Implications for the rest of Southeast Asia

China’s emergence is positive for Asia tourism overall. However, its undeniable that the presence of Hainan reduces outflow of visitors to other coastal destinations in Asia. The 20 plus million domestic tourist visiting Hainan annually means they did not visit Vietnam’s or Malaysia’s coastline.

Additionally, even though Hainan is still predominantly a domestic destination, at some point in future its going to have regional ambitions and starts targeting international tourist. When it does, will people that previously settled for, say, Phuket seek out Sanya instead?

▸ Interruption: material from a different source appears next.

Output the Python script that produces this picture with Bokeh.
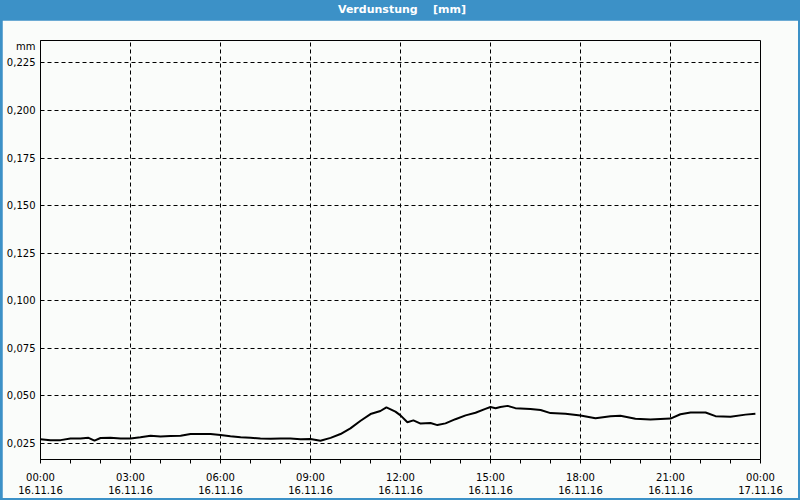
from bokeh.plotting import figure
from bokeh.models import FixedTicker, Div, ColumnDataSource
from bokeh.layouts import column
from bokeh.embed import file_html
from bokeh.resources import INLINE

TITLE = "Verdunstung\u00a0\u00a0\u00a0\u00a0[mm]"
UNIT = "mm"

hours = [0.0, 0.33, 0.67, 1.0, 1.33, 1.6, 1.8, 2.0, 2.33, 2.67, 3.0, 3.33, 3.67, 4.0,
         4.33, 4.67, 5.0, 5.33, 5.67, 6.0, 6.33, 6.67, 7.0, 7.33, 7.67, 8.0, 8.33,
         8.67, 9.0, 9.33, 9.67, 10.0, 10.33, 10.67, 11.0, 11.33, 11.53, 11.83, 12.0,
         12.23, 12.43, 12.67, 13.0, 13.23, 13.5, 13.83, 14.17, 14.5, 14.83, 15.0,
         15.17, 15.33, 15.57, 15.83, 16.33, 16.67, 17.0, 17.5, 18.0, 18.5, 19.0,
         19.33, 19.83, 20.33, 21.0, 21.33, 21.67, 22.17, 22.5, 23.0, 23.5, 23.83]
verdunstung = [0.0272, 0.0267, 0.0268, 0.0277, 0.0277, 0.0280, 0.0265, 0.0279, 0.0280,
               0.0277, 0.0276, 0.0283, 0.0291, 0.0287, 0.0290, 0.0291, 0.0300, 0.0300,
               0.0300, 0.0295, 0.0288, 0.0283, 0.0280, 0.0276, 0.0275, 0.0276, 0.0276,
               0.0273, 0.0274, 0.0265, 0.0280, 0.0300, 0.0330, 0.0370, 0.0405, 0.0421,
               0.0440, 0.0418, 0.0398, 0.0362, 0.0372, 0.0355, 0.0358, 0.0347, 0.0356,
               0.0378, 0.0398, 0.0412, 0.0432, 0.0442, 0.0436, 0.0442, 0.0448, 0.0436,
               0.0432, 0.0426, 0.0410, 0.0406, 0.0397, 0.0383, 0.0393, 0.0396, 0.0380,
               0.0376, 0.0381, 0.0404, 0.0413, 0.0413, 0.0394, 0.0391, 0.0402, 0.0407]

x_ticks = [0, 3, 6, 9, 12, 15, 18, 21, 24]
x_tick_labels = ["00:00\n16.11.16", "03:00\n16.11.16", "06:00\n16.11.16",
                 "09:00\n16.11.16", "12:00\n16.11.16", "15:00\n16.11.16",
                 "18:00\n16.11.16", "21:00\n16.11.16", "00:00\n17.11.16"]
y_ticks = [0.025, 0.05, 0.075, 0.1, 0.125, 0.15, 0.175, 0.2, 0.225]
y_tick_labels = ["0,025", "0,050", "0,075", "0,100", "0,125", "0,150", "0,175",
                 "0,200", "0,225"]
unit_pos = 0.2336   # where the unit text sits on the value axis

BLUE = "#3c91c7"
BG = "#fafcfa"
FONT = "DejaVu Sans"

div = Div(text=TITLE, width=800, height=20,
          styles={"background-color": BLUE, "color": "white", "font-family": FONT,
                  "font-size": "11px", "font-weight": "bold", "text-align": "center",
                  "line-height": "20px", "width": "800px", "height": "20px",
                  "margin": "0", "padding": "0"})

p = figure(width=796, height=478, x_range=(0, 24), y_range=(0.01662, 0.23678),
           output_backend="svg", toolbar_location=None,
           min_border_left=38, min_border_right=38, min_border_top=20,
           min_border_bottom=38)
p.background_fill_color = BG
p.border_fill_color = BG
p.outline_line_color = "black"
p.outline_line_width = 1

src = ColumnDataSource(dict(x=hours, y=verdunstung))
p.line("x", "y", source=src, line_color="black", line_width=2)

p.xaxis.ticker = FixedTicker(ticks=x_ticks, minor_ticks=list(range(25)))
p.xaxis.major_label_overrides = {t: l for t, l in zip(x_ticks, x_tick_labels)}
overrides = {t: l for t, l in zip(y_ticks, y_tick_labels)}
overrides[unit_pos] = UNIT
p.yaxis.ticker = FixedTicker(ticks=y_ticks + [unit_pos], minor_ticks=[])
p.yaxis.major_label_overrides = overrides
p.ygrid.ticker = FixedTicker(ticks=y_ticks, minor_ticks=[])

for ax in (p.xaxis[0], p.yaxis[0]):
    ax.axis_line_color = "black"
    ax.major_tick_out = 0
    ax.major_tick_in = 0
    ax.major_label_text_font = FONT
    ax.major_label_text_font_size = "10px"
    ax.major_label_text_color = "black"
p.xaxis.minor_tick_out = 4
p.xaxis.minor_tick_in = 0
p.xaxis.minor_tick_line_color = "black"
p.xaxis.major_label_standoff = 8
p.yaxis.minor_tick_line_color = None
p.yaxis.major_label_standoff = 5

for g in (p.xgrid[0], p.ygrid[0]):
    g.grid_line_color = "black"
    g.grid_line_dash = "4 3"
    g.grid_line_width = 1

layout = column(div, p, spacing=0,
                styles={"background-color": BLUE, "padding": "0 2px 2px 2px"})

open("out.html", "w").write(file_html(layout, INLINE))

The short term good news for its regional competitors are that aside from hotels Hainan still does not have the all encompassing attractiveness of its neighbors. According to Rene Shillings: “The island (Hainan) has focused to one-sided on just building the resorts but lack a lot of other tourism infrastructure . . . what Hainan also lacks is an identity. As a destination in China, it can not compare with the typical tourist must-see-must-do locations like Beijing, Xian, Shanghai. As a resort location, it offers pretty much the same product as too many others; 5* hotels, sun & sandy beaches. Good for a getaway holiday but after that it is: Hainan; been there, done that, bought the T-shirt.”

Time will tell whether Hainan develops into a multi-experience destination with its own distinct coastal identity. But one thing you can’t deny – its big and its got the central government behind it.